Human Rights Watch supports the efforts of the UNHCR to insist that Nepal honor its obligations under customary international law to protect Tibetans from being returned home where their lives or freedom would be threatened. International refugee standards also protect individuals with a well-founded fear of persecution from being accessed by the government of their home country without their consent.

On April 17, the Nepali Immigration Department sentenced a group of Tibetans to prison terms ranging between three and ten months in lieu of fines totaling U.S.$1,713, which the group members could not pay. Along with three young children, they had entered Nepal in their efforts to reach Nelen Khang, the Tibetan Refugee Center in Kathmandu, and then to proceed to India. The children were placed in UNHCR custody.

On May 29, after the Nepal Department of Immigration asked UNHCR to return the children, staff from Nelen Khang went to the immigration prison in Dilli Bazaar to pay the fines and request release of the group members into UNHCR custody. As had been longstanding practice, UNHCR would have then facilitated their further passage to India.

Instead, Nelen Khang found two Chinese embassy officials present at the immigration prison preparing paperwork to have the Tibetans released into Chinese custody. The Chinese officials had brought a van and were accompanied by six Nepali police officers. Nelen Khang immediately contacted UNHCR. UNHCR complained and the Chinese officials left the immigration facility. On orders from the Director of Immigration, Nepali police handcuffed the refugees and transported them to police headquarters in Kathmandu, where they remain. UNHCR officials have formally requested interviews with the Tibetan detainees.
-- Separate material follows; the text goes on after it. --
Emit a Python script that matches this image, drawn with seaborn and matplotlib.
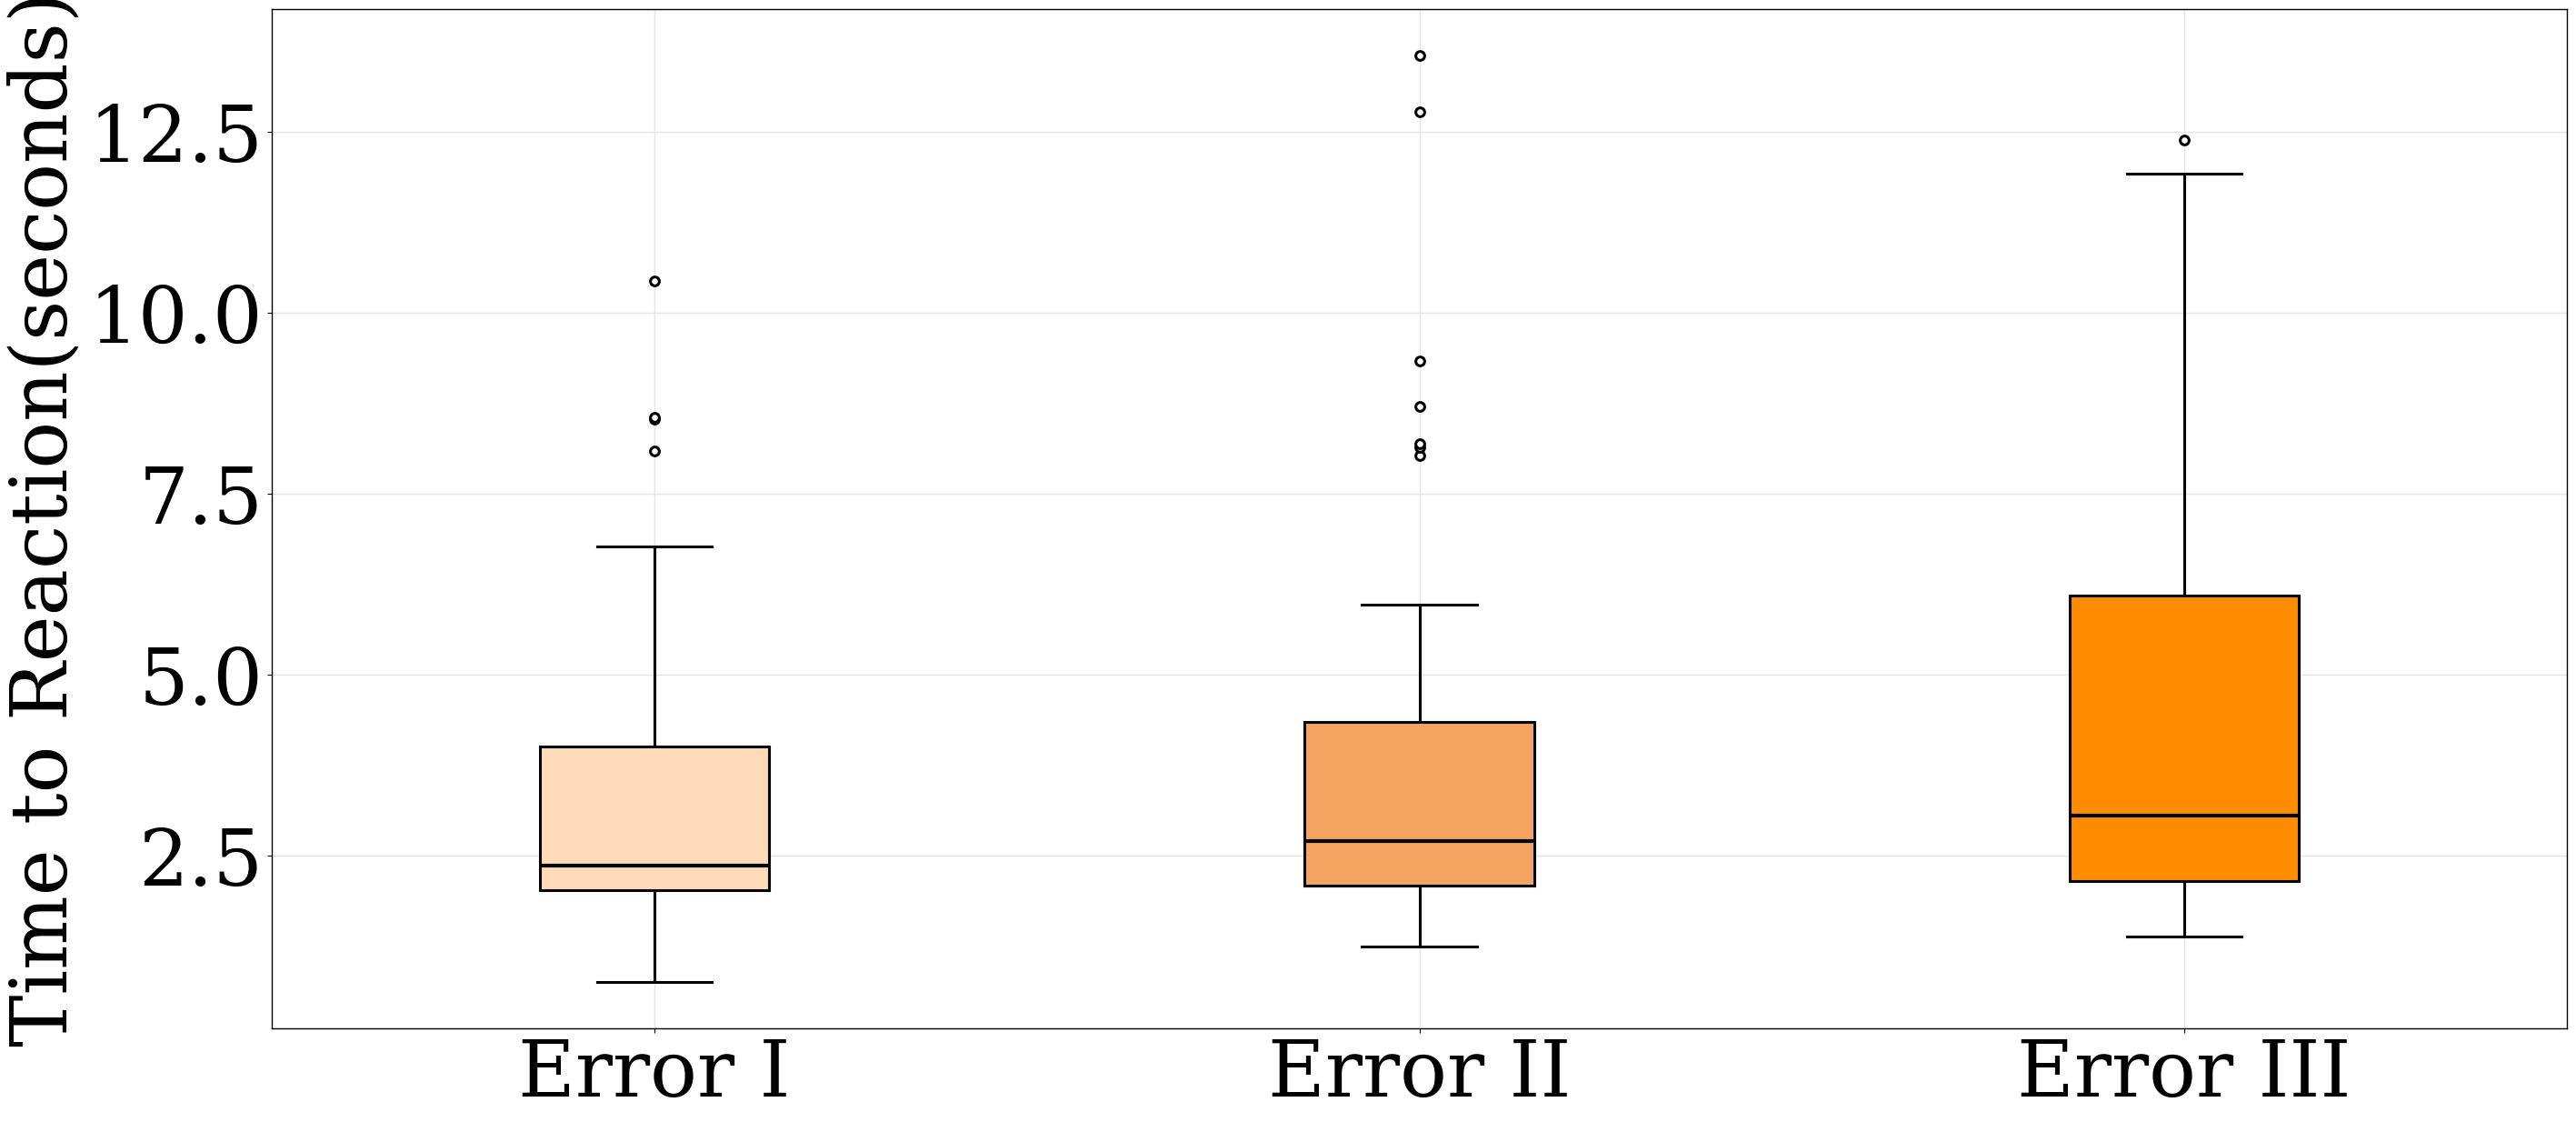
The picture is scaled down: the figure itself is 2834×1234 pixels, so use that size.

Under the UNHCR Revised Guidelines on Applicable Criteria and Standards Relating to the Detention of Asylum Seekers, the Nepali government is obligated to inform detainees of their right to counsel or, where possible, to receive free legal assistance. In addition, the refugees are entitled to independent and automatic review of the necessity of their detention, the right to contact and be contacted by UNHCR, and to communicate privately and have the means to do so made available.

"Instead of protecting them, the Nepali government put the refugees in harm's way," said Adams. "It doesn't matter why the Tibetans left home, but the very act of leaving puts them at risk of persecution should they be returned. The Nepali government has increased that danger dramatically, first by disclosing their identities to Chinese officials, and then by attempting to summarily deport them."